An ambitious quantum entanglement experiment launched aboard China’s Quantum Science Experiment Satellite last year has proven to be a success, having successfully transmitted pairs of entangled photons to two facilities on the ground 750 miles apart. The success of this experiment means that the quantum-based encryption of long-distance transmitted information will be possible using satellites of this nature.

The Quantum Science Experiment Satellite, nicknamed "Micius" after the 5th-century Chinese scholar, was launched last August, in an effort to develop quantum encryption and quantum teleportation techniques. This current experiment involved long-range quantum key distribution (QKD), where a pair of entangled photons were sent to two different sites on the Earth’s surface, 1,200 kilometers (750 miles) apart, one in Delingha, and the other in Lijiang.

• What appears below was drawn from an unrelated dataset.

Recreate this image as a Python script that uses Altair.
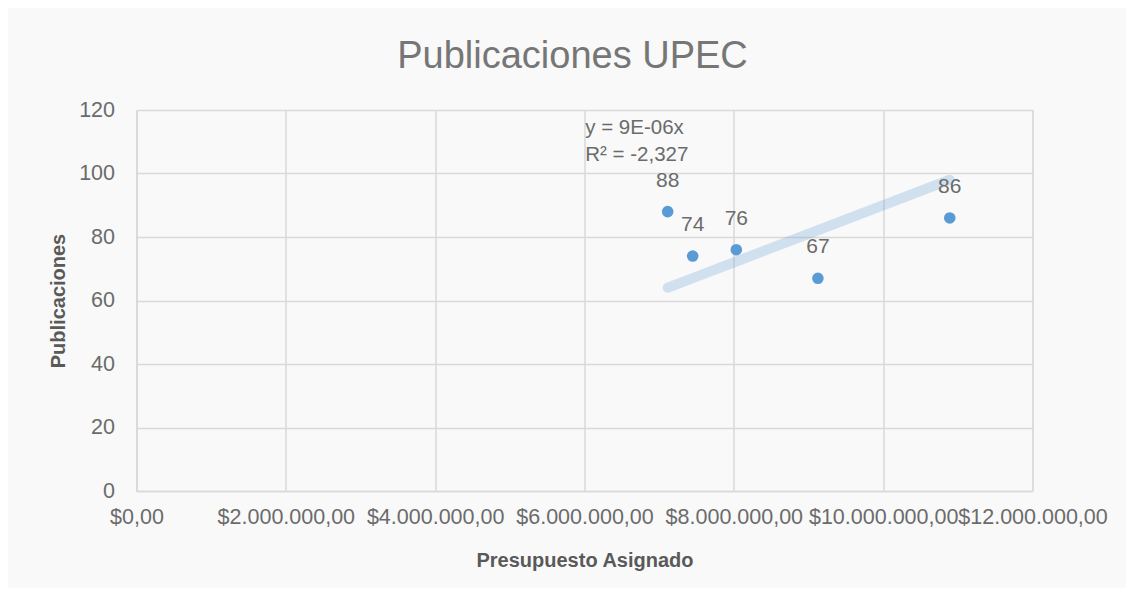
import altair as alt
import pandas as pd

# data
presupuesto = [7114000, 7449000, 8033000, 9126000, 10892000]
publicaciones = [88, 74, 76, 67, 86]
slope = 9e-06
eq_lines = ["y = 9E-06x", "R² = -2,327"]
eq_x = [6010000, 6010000]
eq_y = [114.3, 105.8]

x_ticks = [0, 2000000, 4000000, 6000000, 8000000, 10000000, 12000000]
y_ticks = [0, 20, 40, 60, 80, 100, 120]

df = pd.DataFrame({"presupuesto": presupuesto, "publicaciones": publicaciones})
eq_df = pd.DataFrame({"x": eq_x, "y": eq_y, "t": eq_lines})

FONT = "Liberation Sans"
LBL = "#6b6b6b"
BLUE = "#5b9bd5"
GRID = "#d9d9d9"

xscale = alt.Scale(domain=[0, 12000000], nice=False, zero=True)
yscale = alt.Scale(domain=[0, 120], nice=False)

x_enc = alt.X(
    "presupuesto:Q",
    scale=xscale,
    title="Presupuesto Asignado",
    axis=alt.Axis(
        values=x_ticks,
        format="$,.2f",
        labelFont=FONT, labelFontSize=21.5, labelColor=LBL, labelPadding=15,
        labelOverlap=False, labelFlush=False,
        titleFont=FONT, titleFontSize=20, titleFontWeight="bold", titleColor="#595959",
        titlePadding=23,
        ticks=False, domainColor=GRID, domainWidth=1.5,
        gridColor=GRID, gridWidth=1.5,
    ),
)
y_enc = alt.Y(
    "publicaciones:Q",
    scale=yscale,
    title="Publicaciones",
    axis=alt.Axis(
        values=y_ticks,
        labelFont=FONT, labelFontSize=21.5, labelColor=LBL, labelPadding=22,
        titleFont=FONT, titleFontSize=20, titleFontWeight="bold", titleColor="#595959",
        titlePadding=10,
        ticks=False, domainColor=GRID, domainWidth=1.5,
        gridColor=GRID, gridWidth=1.5,
    ),
)

base = alt.Chart(df)

trend = base.transform_calculate(
    trend=f"{slope} * datum.presupuesto"
).mark_line(
    color=BLUE, opacity=0.26, strokeWidth=10, strokeCap="round"
).encode(
    x=x_enc,
    y=alt.Y("trend:Q", scale=yscale),
)

points = base.mark_circle(size=135, color=BLUE, opacity=1).encode(x=x_enc, y=y_enc)

labels = base.mark_text(
    font=FONT, fontSize=21, color=LBL, dy=-31, baseline="middle", align="center"
).encode(
    x=alt.X("presupuesto:Q", scale=xscale),
    y=alt.Y("publicaciones:Q", scale=yscale),
    text=alt.Text("publicaciones:Q"),
)

eq = alt.Chart(eq_df).mark_text(
    font=FONT, fontSize=20.5, color=LBL, align="left", baseline="middle"
).encode(
    x=alt.X("x:Q", scale=xscale),
    y=alt.Y("y:Q", scale=yscale),
    text="t:N",
)

chart = alt.layer(trend, points, labels, eq).properties(
    width=896,
    height=381,
    autosize=alt.AutoSizeParams(type="none"),
    padding={"left": 128.5, "top": 102, "right": 93.5, "bottom": 97},
    background="#f9f9f9",
    title=alt.TitleParams(
        "Publicaciones UPEC",
        font=FONT, fontSize=38, fontWeight="normal", color="#767676",
        anchor="middle", dx=-12, offset=23,
    ),
).configure_view(
    stroke=None
).configure(
    locale=alt.Locale(
        number=alt.NumberLocale(
            decimal=",", thousands=".", grouping=[3], currency=["$", ""]
        )
    )
)

chart.save("out.html", embed_options={"renderer": "svg", "actions": False})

While the entangled photon pairs themselves only move at the speed of light, the fact that they’re entangled can be used as an information encryption key for the data being conveyed by the light beam: if the transmission is uninterrupted, sensing devices at both sites will read the incoming entangled photons as being identical. But if someone were to intercept the transmission, the photons would fall out of their entangled state, alerting the devices at the receiving stations that someone was eavesdropping on the transmission.

While entangled photon pairs — produced by splitting photons using a specially-prepared prism — can be transmitted reliably via optical cable, the material in the cable eventually absorbs the light, limiting the distance that the particles can be sent. Open-air transmission has proven to be able to beam particles further, but they require a clear line-of-sight between the transmitter and receiver, once again meaning that the range is limited. However, photons transmitted from (and possibly in the future, to) a high-flying satellite can be sent much, much further, and for the most part the transmission isn’t fettered by atmospheric interference. This new satellite-based transmission breaks the previous record distance for transmitting entangled particles of 140 kilometers (86 miles) by over eight and a half times.

"It’s a really stunning achievement, and I think it’s going to be the first of possibly many such interesting and exciting studies that this particular satellite will open up," explains Shohini Ghose, a physicist with Canada’s Wilfrid Laurier University. "Who knows, maybe there’ll be a space entanglement race?"